LUMP est un duo avec la chanteuse Mariana Dionísio où nous explorons les combinaisons et les interactions possibles entre la trompette et la voix. Nous pensons enregistrer un album cette année.

- J’ai également entendu dire que vous aviez un projet avec le guitariste Marcelo dos Reis ?

Ce n’est pas vraiment un projet au long cours mais plutôt une opportunité de jouer ensemble. Nous avions un concert prévu avec Albert Cirera, le contrebassiste Alvaro Rosso et João Valinho. João a suggéré que nous invitions Marcelo. Nous avons joué à l’Igreja do Espírito Santo, à Caldas da Rainha. La soirée était organisée par une super association, Grêmio Caldense, et le concert était super ! Nous l’avons enregistré. Il sortira prochainement.

- D’autres projets en cours (CD, Concerts) ?

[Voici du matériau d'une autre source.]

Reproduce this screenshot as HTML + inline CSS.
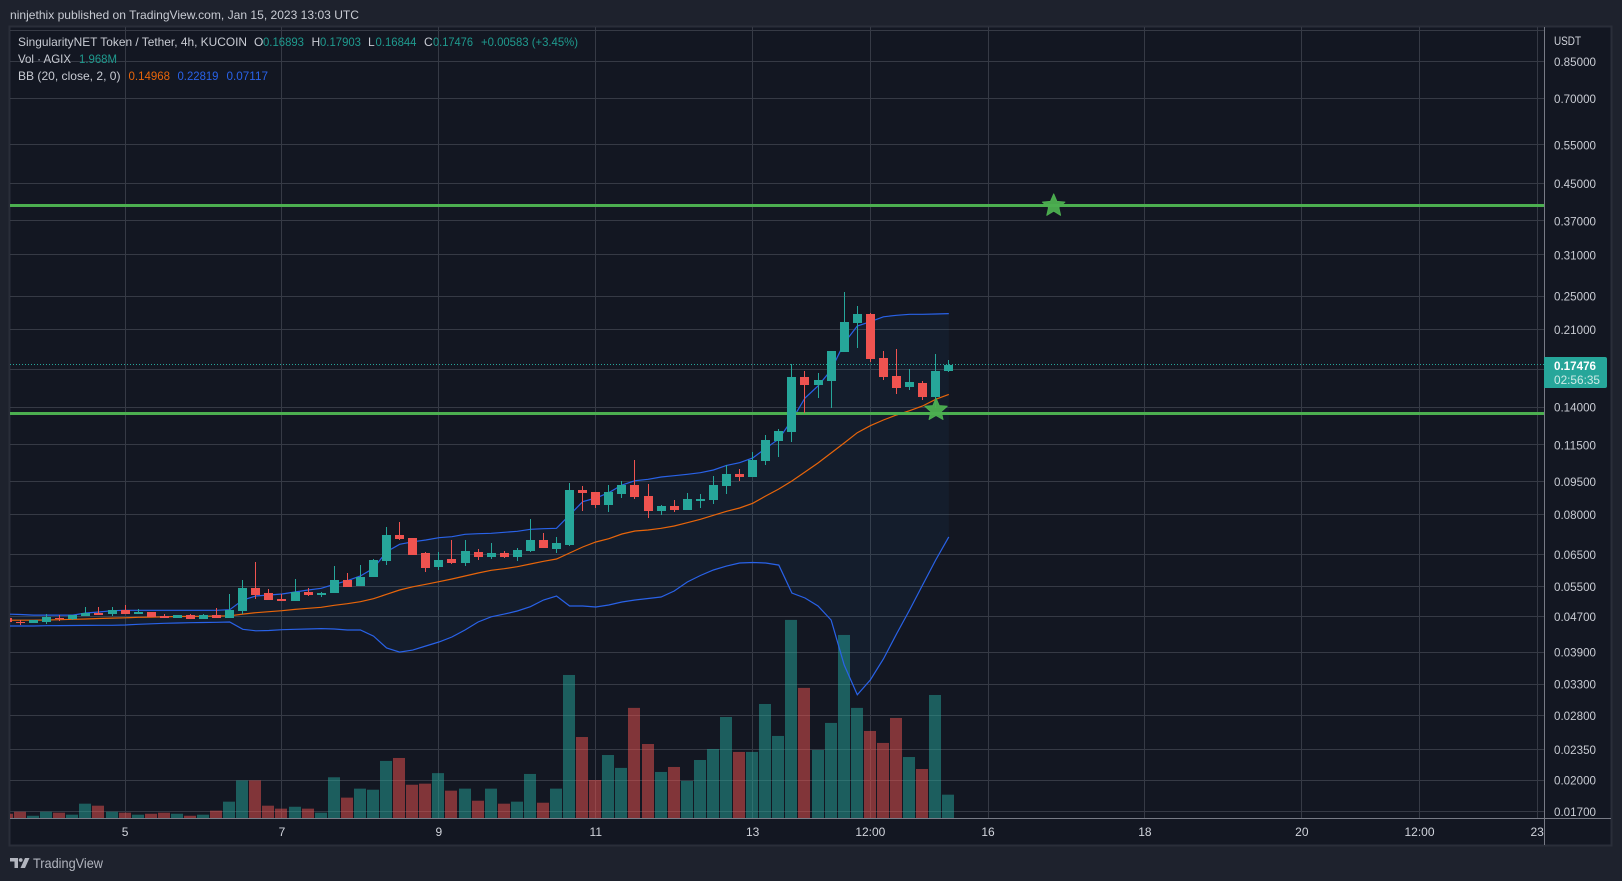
<!DOCTYPE html>
<html lang="en">
<head>
<meta charset="utf-8">
<title>SingularityNET Token / Tether chart</title>
<style>
html,body{margin:0;padding:0;background:#1e222d;width:1622px;height:881px;overflow:hidden}
svg{display:block}
text{font-family:"Liberation Sans",sans-serif}
</style>
</head>
<body>
<svg id="chart" xmlns="http://www.w3.org/2000/svg" width="1622" height="881" viewBox="0 0 1622 881">
  <rect x="0" y="0" width="1622" height="881" fill="#1e222d"/>
  <text x="10" y="19" font-size="12" fill="#c8cbd3" textLength="349" lengthAdjust="spacingAndGlyphs">ninjethix published on TradingView.com, Jan 15, 2023 13:03 UTC</text>
  <rect x="9.5" y="26.5" width="1602" height="819" fill="#131722" stroke="#2a2e39" stroke-width="2"/>
  <g id="plot"></g>
  <line x1="1544.5" y1="27" x2="1544.5" y2="845" stroke="#787b86" stroke-width="1"/>
  <line x1="10" y1="818.5" x2="1611" y2="818.5" stroke="#787b86" stroke-width="1"/>
  <g id="priceAxis">
    <text x="1554" y="45" font-size="12" fill="#d1d4dc" textLength="27" lengthAdjust="spacingAndGlyphs">USDT</text>
  </g>
  <g id="timeAxis"></g>
  <g>
    <path d="M1544 357H1605a2 2 0 0 1 2 2V386a2 2 0 0 1-2 2H1544Z" fill="#26a69a"/>
    <text x="1554" y="370" font-size="12" font-weight="bold" fill="#ffffff" textLength="42" lengthAdjust="spacingAndGlyphs">0.17476</text>
    <text x="1554" y="384" font-size="12" fill="#cdeae6" textLength="46" lengthAdjust="spacingAndGlyphs">02:56:35</text>
  </g>
  <g font-size="12">
    <text x="18" y="46" fill="#c8cbd3" textLength="229" lengthAdjust="spacingAndGlyphs">SingularityNET Token / Tether, 4h, KUCOIN</text>
    <text x="254" y="46" fill="#c8cbd3">O</text>
    <text x="263" y="46" fill="#1f9a8e" textLength="41" lengthAdjust="spacingAndGlyphs">0.16893</text>
    <text x="311.500" y="46" fill="#c8cbd3">H</text>
    <text x="320" y="46" fill="#1f9a8e" textLength="41" lengthAdjust="spacingAndGlyphs">0.17903</text>
    <text x="368" y="46" fill="#c8cbd3">L</text>
    <text x="375.500" y="46" fill="#1f9a8e" textLength="41" lengthAdjust="spacingAndGlyphs">0.16844</text>
    <text x="424" y="46" fill="#c8cbd3">C</text>
    <text x="433" y="46" fill="#1f9a8e" textLength="40" lengthAdjust="spacingAndGlyphs">0.17476</text>
    <text x="481" y="46" fill="#1f9a8e" textLength="97" lengthAdjust="spacingAndGlyphs">+0.00583 (+3.45%)</text>
    <text x="18" y="63" fill="#c8cbd3" textLength="53" lengthAdjust="spacingAndGlyphs">Vol · AGIX</text>
    <text x="79" y="63" fill="#1f9a8e" textLength="38" lengthAdjust="spacingAndGlyphs">1.968M</text>
    <text x="18" y="80" fill="#c8cbd3" textLength="102.500" lengthAdjust="spacingAndGlyphs">BB (20, close, 2, 0)</text>
    <text x="128.500" y="80" fill="#e8650a" textLength="41.500" lengthAdjust="spacingAndGlyphs">0.14968</text>
    <text x="177.500" y="80" fill="#2962e8" textLength="41" lengthAdjust="spacingAndGlyphs">0.22819</text>
    <text x="226.500" y="80" fill="#2962e8" textLength="41.500" lengthAdjust="spacingAndGlyphs">0.07117</text>
  </g>
  <g>
    <path d="M10 858H18V868H14.500V861.500H10Z" fill="#b2b5be"/>
    <circle cx="20.700" cy="860" r="1.900" fill="#b2b5be"/>
    <path d="M25 858H29.500L25 868H20.500Z" fill="#b2b5be"/>
    <text x="33" y="868" font-size="14" fill="#b2b5be" textLength="70" lengthAdjust="spacingAndGlyphs">TradingView</text>
  </g>
</svg>
<script>
const opens  = [.04660,.04564,.04540,.04564,.04660,.04636,.04709,.04783,.04758,.04859,.04758,.04808,.04709,.04660,.04733,.04636,.04733,.04660,.04834,.05450,.05309,.05146,.05092,.05337,.05254,.05309,.05682,.05507,.05771,.06274,.07186,.07075,.06542,.06081,.06340,.06209,.06576,.06407,.06542,.06407,.06610,.07001,.06680,.06821,.09088,.08994,.08404,.08900,.09329,.08808,.08144,.08360,.08187,.08581,.08626,.09280,.09879,.09725,.10573,.11736,.12300,.16389,.15720,.16051,.18673,.21724,.22767,.18098,.16475,.15557,.15884,.14765,.16893];
const highs  = [.04660,.04612,.04612,.04758,.04733,.04733,.04936,.04936,.04936,.04987,.04884,.04808,.04758,.04733,.04758,.04758,.04910,.05282,.05682,.06241,.05421,.05282,.05712,.05450,.05337,.06112,.05893,.06144,.06340,.07492,.07690,.07075,.06576,.06576,.07001,.07001,.06680,.06892,.06610,.06715,.07811,.07262,.07112,.09426,.09280,.08994,.09329,.09525,.10628,.09377,.08404,.08626,.08947,.08900,.09776,.10354,.10141,.11081,.12106,.12494,.17540,.16911,.16735,.18771,.25538,.23737,.22886,.18771,.18966,.17088,.16051,.18479,.17903];
const lows   = [.04564,.04493,.04540,.04517,.04588,.04612,.04709,.04733,.04709,.04758,.04758,.04684,.04660,.04660,.04636,.04636,.04660,.04660,.04758,.05146,.05119,.05092,.05092,.05227,.05200,.05309,.05478,.05507,.05771,.06144,.07001,.06474,.05924,.05986,.06177,.06112,.06307,.06340,.06374,.06274,.06576,.06715,.06542,.06785,.08144,.08273,.08102,.08717,.08671,.07852,.07976,.08102,.08187,.08273,.08448,.08900,.09525,.09725,.10354,.10795,.11674,.13583,.14688,.13942,.18673,.19068,.17724,.16135,.14998,.15314,.14536,.13942,.16844];
const closes = [.04564,.04540,.04612,.04684,.04636,.04733,.04783,.04733,.04859,.04758,.04808,.04684,.04660,.04733,.04636,.04733,.04660,.04859,.05450,.05254,.05119,.05092,.05337,.05254,.05309,.05682,.05478,.05771,.06307,.07186,.07038,.06474,.06049,.06307,.06209,.06610,.06407,.06542,.06407,.06645,.07001,.06715,.06892,.09088,.08947,.08404,.08994,.09329,.08762,.08144,.08360,.08187,.08671,.08671,.09329,.09879,.09725,.10628,.11797,.12364,.16389,.15720,.16135,.18771,.21838,.22767,.18004,.16389,.15475,.15967,.14765,.16911,.17476];
const volumesM = [.36,.53,.19,.53,.45,.28,1.21,1.04,.53,.45,.28,.36,.45,.36,.19,.28,.62,1.38,3.18,3.18,1.04,.79,.95,.79,.45,3.44,1.72,2.48,2.39,4.82,5.07,2.81,2.90,3.79,2.31,2.48,1.46,2.48,1.21,1.38,3.72,1.29,2.48,12.08,6.84,3.21,5.32,4.23,9.30,6.25,3.89,4.31,3.13,4.90,5.83,8.53,5.58,5.58,9.63,6.93,16.73,10.99,5.75,8.03,15.46,9.30,7.35,6.34,8.45,5.15,4.14,10.39,1.97];
const bbUpper = [.04758,.04746,.04733,.04733,.04733,.04733,.04783,.04808,.04841,.04851,.04851,.04851,.04851,.04851,.04851,.04851,.04851,.04866,.05119,.05227,.05254,.05282,.05337,.05393,.05441,.05556,.05661,.05802,.06040,.06587,.06845,.06938,.07001,.07086,.07123,.07213,.07235,.07250,.07288,.07327,.07403,.07426,.07441,.07976,.08550,.08717,.08961,.09329,.09540,.09609,.09725,.09792,.09863,.09946,.10088,.10333,.10480,.10739,.11297,.11858,.13095,.14688,.15637,.16999,.19571,.21387,.21872,.22436,.22615,.22733,.22733,.22767,.22819];
const bbBasis = [.04605,.04607,.04607,.04612,.04619,.04629,.04636,.04648,.04658,.04667,.04677,.04684,.04691,.04697,.04699,.04702,.04709,.04716,.04758,.04791,.04816,.04841,.04876,.04902,.04928,.04980,.05023,.05074,.05154,.05274,.05393,.05486,.05556,.05632,.05712,.05802,.05893,.05977,.06027,.06091,.06177,.06264,.06340,.06542,.06750,.06928,.07049,.07224,.07338,.07376,.07441,.07532,.07662,.07799,.07964,.08131,.08273,.08478,.08808,.09136,.09525,.09983,.10463,.11023,.11614,.12255,.12711,.13095,.13442,.13747,.14088,.14589,.14968];
const bbLower = [.04470,.04470,.04470,.04477,.04479,.04482,.04484,.04486,.04486,.04493,.04510,.04521,.04533,.04540,.04547,.04552,.04557,.04564,.04393,.04361,.04366,.04384,.04393,.04400,.04411,.04400,.04377,.04377,.04242,.03985,.03902,.03943,.04027,.04112,.04220,.04377,.04564,.04691,.04758,.04834,.04943,.05119,.05227,.04961,.04961,.04936,.04987,.05066,.05119,.05160,.05200,.05365,.05623,.05817,.05986,.06112,.06209,.06225,.06209,.06144,.05309,.05173,.04961,.04612,.03647,.03123,.03372,.03763,.04287,.04859,.05536,.06307,.07117];
const priceTicks = [0.85,0.70,0.55,0.45,0.37,0.31,0.25,0.21,0.14,0.115,0.095,0.08,0.065,0.055,0.047,0.039,0.033,0.028,0.0235,0.02,0.017];
const hiddenPriceTicks = [1.0,0.17];
const timeTickLabels = ["5","7","9","11","13","12:00","16","18","20","12:00","23"];
const timeTickBars = [9,21,33,45,57,66,75,87,99,108,117];
const levelPrices = [0.40139,0.13562];
const starBars = [80,71];
const starPrices = [0.4005,0.1380];
const lastPrice = 0.17476;

const NS = 'http://www.w3.org/2000/svg';
const plot = document.getElementById('plot');
const priceAxis = document.getElementById('priceAxis');
const timeAxis = document.getElementById('timeAxis');
const scaleX = i => 7.4 + 13.075 * i;
const scaleY = p => 61.5 + 191.67 * Math.log(0.85 / p);
const scaleVol = v => v * 11.84;
function mk(tag, attrs, parent) {
  const el = document.createElementNS(NS, tag);
  for (const k in attrs) el.setAttribute(k, attrs[k]);
  parent.appendChild(el);
  return el;
}

const defs = mk('defs', {}, plot);
const clip = mk('clipPath', {id: 'plotClip'}, defs);
mk('rect', {x: 10, y: 27, width: 1534, height: 791}, clip);
const clipped = mk('g', {'clip-path': 'url(#plotClip)'}, plot);



/* grid */
hiddenPriceTicks.concat(priceTicks).forEach(p => {
  const y = Math.floor(scaleY(p)) + .5;
  const l = mk('line', {x1: 10, x2: 1544, y1: y, y2: y, stroke: '#363a45', 'stroke-width': 1}, clipped);
  
  
});
timeTickBars.forEach(b => {
  const x = Math.floor(scaleX(b)) + .5;
  const l = mk('line', {x1: x, x2: x, y1: 27, y2: 818, stroke: '#363a45', 'stroke-width': 1}, clipped);
  
  
});

/* volume */
volumesM.forEach((v, i) => {
  const h = scaleVol(v);
  const up = closes[i] >= opens[i];
  const r = mk('rect', {x: Math.floor(scaleX(i)) - 6, y: 818 - h, width: 12, height: h,
    fill: up ? 'rgba(38,166,154,.5)' : 'rgba(239,83,80,.5)'}, clipped);
  
  
});

/* bollinger bands */
const linePts = arr => arr.map((p, i) => scaleX(i).toFixed(1) + ',' + scaleY(p).toFixed(1));
const band = mk('polygon', {points: linePts(bbUpper).concat(linePts(bbLower).reverse()).join(' '), fill: 'rgba(33,150,243,.05)'}, clipped);


const up = mk('polyline', {points: linePts(bbUpper).join(' '), fill: 'none', stroke: '#2962e8', 'stroke-width': 1.2}, clipped);


const low = mk('polyline', {points: linePts(bbLower).join(' '), fill: 'none', stroke: '#2962e8', 'stroke-width': 1.2}, clipped);


const bas = mk('polyline', {points: linePts(bbBasis).join(' '), fill: 'none', stroke: '#e8650a', 'stroke-width': 1.2}, clipped);



/* last price line */
const lp = mk('line', {x1: 10, x2: 1544, y1: Math.floor(scaleY(lastPrice)) + .5, y2: Math.floor(scaleY(lastPrice)) + .5,
  stroke: '#26a69a', 'stroke-width': 1, 'stroke-dasharray': '1 2'}, clipped);



/* level lines */
levelPrices.forEach(p => {
  const y = Math.floor(scaleY(p)) + .5;
  const l = mk('line', {x1: 10, x2: 1544, y1: y, y2: y, stroke: '#4caf50', 'stroke-width': 3}, clipped);
  
  
});

/* candles */
opens.forEach((o, i) => {
  const c = closes[i], color = c >= o ? '#26a69a' : '#ef5350';
  const cx = Math.floor(scaleX(i));
  const g = mk('g', {fill: color}, clipped);
  
  
  const yH = Math.round(scaleY(highs[i])), yL = Math.round(scaleY(lows[i]));
  const t = Math.round(scaleY(Math.max(o, c))), b = Math.round(scaleY(Math.min(o, c)));
  mk('rect', {x: cx, y: yH, width: 1, height: Math.max(1, yL - yH)}, g);
  mk('rect', {x: cx - 4, y: t, width: 9, height: Math.max(1, b - t)}, g);
});

/* stars */
starBars.forEach((b, k) => {
  const cx = scaleX(b) + .3, cy = scaleY(starPrices[k]), R = 11.8, r = 5.4, pts = [];
  for (let n = 0; n < 10; n++) {
    const a = -Math.PI / 2 + n * Math.PI / 5, q = n % 2 ? r : R;
    pts.push((cx + q * Math.cos(a)).toFixed(1) + ',' + (cy + q * Math.sin(a)).toFixed(1));
  }
  const s = mk('polygon', {points: pts.join(' '), fill: '#4caf50', 'fill-opacity': .95, stroke: '#4caf50', 'stroke-width': 1, 'stroke-linejoin': 'round'}, clipped);
  
  
});

/* price axis labels */
priceTicks.forEach(p => {
  const t = mk('text', {x: 1554, y: scaleY(p) + 4.5, 'font-size': 12, fill: '#c8cbd3', textLength: 42, lengthAdjust: 'spacingAndGlyphs'}, priceAxis);
  
  
  t.textContent = p.toFixed(5);
});

/* time axis labels */
timeTickLabels.forEach((label, k) => {
  const t = mk('text', {x: scaleX(timeTickBars[k]), y: 836, 'font-size': 12, fill: '#d1d4dc', 'text-anchor': 'middle'}, timeAxis);
  
  
  t.textContent = label;
});
</script>
</body>
</html>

Quelques-uns en fait ! Cet été est sorti sur Clean Feed un album d’un quartet appelé GARFO. J’y joue en compagnie de Bernardo Tinoco au saxophone ténor, João Fragoso à la contrebasse et João Sousa à la batterie. Je fais également partie du groupe du chanteur Nazaré da Silva qui vient de sortir un premier album, « Gingko » sur Robalo Music Records. Nous avons quelques dates prévues pour la fin de cette année et le début de 2022. Je joue aussi dans le nouveau groupe imaginé par le guitariste Norberto Lobo appelé LUCIFÉCIT et nous avons déjà fait quelques concerts à Setúbal et à Lisbonne. En 2022, il y aura quelques sorties de disques : un quintette dirigé par le pianiste Rodrigo Pinheiro sur Phonogram Unit et le premier album d’un groupe que je dirige appelé PEACHFUZZ (avec Norberto Lobo et João Lopes Pereira à la batterie). Il sortira en février 2022 sur Silent Water Records, le label belge dirigé par Giovanni Di Domenico, pour lequel j’essaie actuellement de monter une tournée en Europe. Pour finir, je vais bientôt enregistrer le duo LUMP, avec la chanteuse Mariana Dionísio.